Things are about to get a lot cheesy and bitter here. You have been warned.

I have a lot of things I wanna get off my chest here regarding someone that I used to consider as a friend.

I met you in summer classes in 2011 because I failed a geography subject. I didn't even notice you at first. I wanted to be with my friends during the summer. A word nor a glance was never exchanged between us because why would we talk to each other anyway? It's not like we have anything in common.

Had I actually passed that geography course, we wouldn't have met, and I'd be better off but hey, this isn't Bioshock Infinite.

Somehow, our first conversation was odd, if I could remember the details. All I remember is that you asked for my phone number and, stupidly enough, I gave it to you. I walked you to the bus stop to where you were going and I didn't bother thinking twice about it.

I was getting a haircut that same day when you sent me a text. I wish I kept that message after all this time.

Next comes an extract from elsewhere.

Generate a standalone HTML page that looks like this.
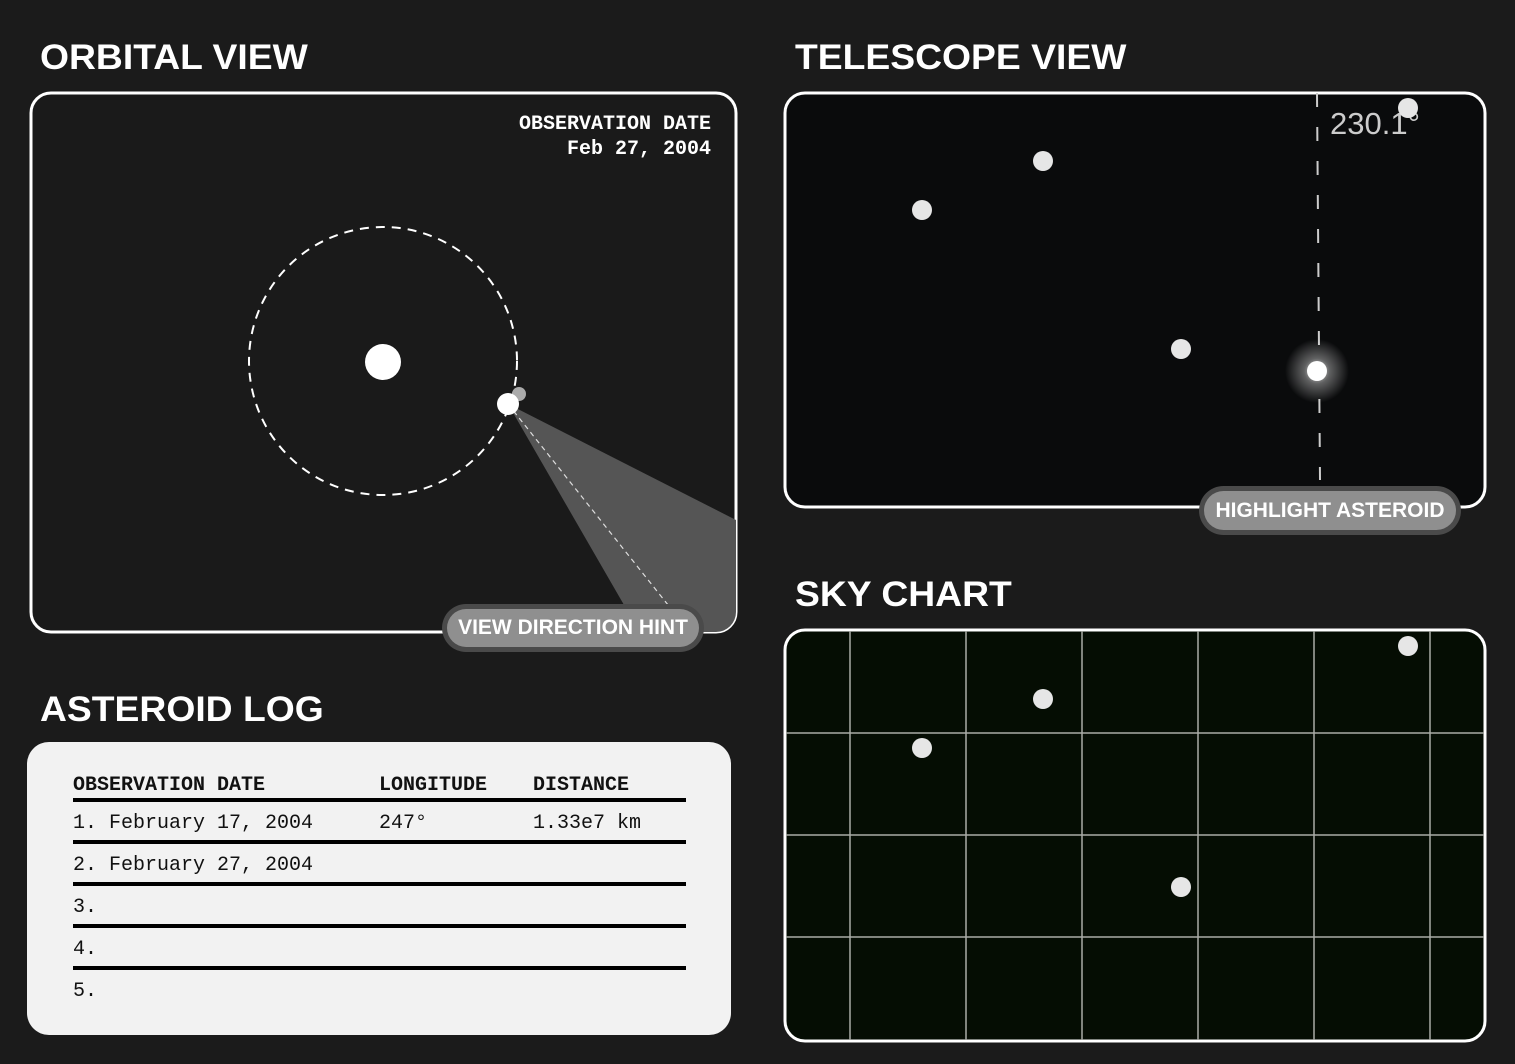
<!DOCTYPE html>
<html><head><meta charset="utf-8"><style>
html,body{margin:0;padding:0;background:#1b1b1b;width:1515px;height:1064px;overflow:hidden;position:relative}
.t{position:absolute;color:#fff;font-family:"Liberation Sans",sans-serif;font-weight:bold;font-size:35px;letter-spacing:0px;transform:scaleX(1.065);transform-origin:left}
.mono{font-family:"Liberation Mono",monospace}
.btn{position:absolute;border-radius:26px;background:#4a4a4a;padding:5px;box-sizing:border-box}
.btn div{background:#8f8f8f;border-radius:20px;height:100%;color:#fff;font-family:"Liberation Sans",sans-serif;font-weight:bold;font-size:21px;display:flex;align-items:center;justify-content:center}
</style></head><body>
<div class="t" style="left:40px;top:38px">ORBITAL VIEW</div>
<div class="t" style="left:795px;top:38px">TELESCOPE VIEW</div>
<div class="t" style="left:795px;top:575px">SKY CHART</div>
<div class="t" style="left:40px;top:690px">ASTEROID LOG</div>

<svg style="position:absolute;left:0;top:0" width="760" height="660">
<defs><clipPath id="oc"><rect x="31" y="93" width="705" height="539" rx="20"/></clipPath></defs>
<rect x="31" y="93" width="705" height="539" rx="20" fill="#1a1a1a" stroke="#fff" stroke-width="3"/>
<g clip-path="url(#oc)">
<polygon points="508,404 740,522 740,700 650,650" fill="#555"/>
<line x1="508" y1="404" x2="680" y2="620" stroke="#ddd" stroke-width="1.2" stroke-dasharray="5,4"/>
</g>
<circle cx="383" cy="361" r="134" fill="none" stroke="#fff" stroke-width="2" stroke-dasharray="9,7"/>
<circle cx="383" cy="362" r="18" fill="#fff"/>
<circle cx="519" cy="394" r="7" fill="#aaa"/>
<circle cx="508" cy="404" r="11" fill="#fff"/>
<text x="711" y="129" text-anchor="end" fill="#fff" font-family="Liberation Mono" font-size="20" font-weight="bold">OBSERVATION DATE</text>
<text x="711" y="154" text-anchor="end" fill="#fff" font-family="Liberation Mono" font-size="20" font-weight="bold">Feb 27, 2004</text>
</svg>
<div class="btn" style="left:442px;top:604px;width:262px;height:48px"><div>VIEW DIRECTION HINT</div></div>

<svg id="tel" style="position:absolute;left:0;top:0" width="1515" height="1064">
<defs>
<radialGradient id="glow"><stop offset="0" stop-color="#fff" stop-opacity="0.9"/><stop offset="0.4" stop-color="#fff" stop-opacity="0.35"/><stop offset="1" stop-color="#fff" stop-opacity="0"/></radialGradient>
<clipPath id="sc"><rect x="786" y="631" width="698" height="409" rx="20"/></clipPath>
</defs>
<rect x="785" y="93" width="700" height="414" rx="20" fill="#0a0b0c" stroke="#fff" stroke-width="3"/>
<line x1="1317" y1="93" x2="1320" y2="480" stroke="#ccc" stroke-width="2" stroke-dasharray="14,20"/>
<text x="1330" y="134" fill="#ccc" font-family="Liberation Sans" font-size="31">230.1°</text>
<g id="telStars"></g>
<circle cx="1317" cy="371" r="32" fill="url(#glow)"/>
<circle cx="1317" cy="371" r="10" fill="#fff"/>
<rect x="785" y="630" width="700" height="411" rx="20" fill="#050d03" stroke="#fff" stroke-width="3"/>
<g id="grid" clip-path="url(#sc)"></g>
<g id="skyStars"></g>
</svg>
<div class="btn" style="left:1199px;top:486px;width:262px;height:49px"><div>HIGHLIGHT ASTEROID</div></div>

<div style="position:absolute;left:27px;top:742px;width:704px;height:293px;background:#f2f2f2;border-radius:22px"></div>
<div class="mono" style="position:absolute;left:73px;top:774px;width:613px;font-size:20px;color:#111">
<div style="height:24px;border-bottom:4px solid #000;font-weight:bold;position:relative">
<span style="position:absolute;left:0;top:0">OBSERVATION DATE</span><span style="position:absolute;left:306px">LONGITUDE</span><span style="position:absolute;left:460px">DISTANCE</span></div>
<div style="height:38px;border-bottom:4px solid #000;position:relative"><span style="position:absolute;left:0;top:10px">1. February 17, 2004</span><span style="position:absolute;left:306px;top:10px">247°</span><span style="position:absolute;left:460px;top:10px">1.33e7 km</span></div>
<div style="height:38px;border-bottom:4px solid #000;position:relative"><span style="position:absolute;left:0;top:10px">2. February 27, 2004</span></div>
<div style="height:38px;border-bottom:4px solid #000;position:relative"><span style="position:absolute;left:0;top:10px">3.</span></div>
<div style="height:38px;border-bottom:4px solid #000;position:relative"><span style="position:absolute;left:0;top:10px">4.</span></div>
<div style="height:38px;position:relative"><span style="position:absolute;left:0;top:10px">5.</span></div>
</div>

<script>
const starX=[1043,922,1181,1408];
const starY=[161,210,349,108];
const gridCols=[850,966,1082,1198,1314,1430];
const gridRows=[733,835,937];
const NS="http://www.w3.org/2000/svg";
const skyOffset=538;
function mk(tag,attrs){const e=document.createElementNS(NS,tag);for(const k in attrs)e.setAttribute(k,attrs[k]);return e;}
const ts=document.getElementById('telStars'),ss=document.getElementById('skyStars'),g=document.getElementById('grid');
starX.forEach((x,i)=>{
 const c=mk('circle',{cx:x,cy:starY[i],r:10,fill:'#e6e6e6'});
 
 
 ts.appendChild(c);
 const d=mk('circle',{cx:x,cy:starY[i]+skyOffset,r:10,fill:'#e6e6e6'});
 
 
 ss.appendChild(d);
});
gridCols.forEach(x=>{const l=mk('line',{x1:x,y1:630,x2:x,y2:1042,stroke:'#a9aca6','stroke-width':1.5});
 
 
 g.appendChild(l);});
gridRows.forEach(y=>{const l=mk('line',{x1:784,y1:y,x2:1486,y2:y,stroke:'#a9aca6','stroke-width':1.5});
 
 
 g.appendChild(l);});
</script>
</body></html>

I somehow, stupidly, started to like you. I don't know why. Was it your smile? Of course. Was it your cheerful personality? Of course. Was I stupid? DEFINITELY. And I regret every single minute of meeting you. I regret ever talking to you. I regret every ounce of effort I wasted on you. The text messages. The worry. The convincing. Yeah, I had to convince you to continue your studies. Because I liked you. You were great. You were my friend. I wanted to be there for you. I wanted to love you, god willing!

Now, we're nothing to each other. I loved hearing from you but you hated me. You loathed me. You hated hearing from me. When I visited the Philippines, the first thing I did was call you. You hated it.

Then I found out your foot got amputated. You didn't tell me, of course. I had to find out by myself. When I finally saw the picture of you with one foot left, I didn't feel anything. No sympathy. No empathy. No remorse. You didn't need it from me. Hell, you didn't want it from me. No, I'm not happy that you lost your foot. No, I'm not happy that you suffered. I am happy that we're nothing to each other. Not friends. Not classmates. Not even in the same country.

After all this time, I wanted to always be there for you. Your friend. Your confidant. For four years, I wanted that but it was all just 4 years wasted. You didn't need me. I didn't need you. So why did I bother, right?

And I won't bother again.

You were a friend but you were my waste of time.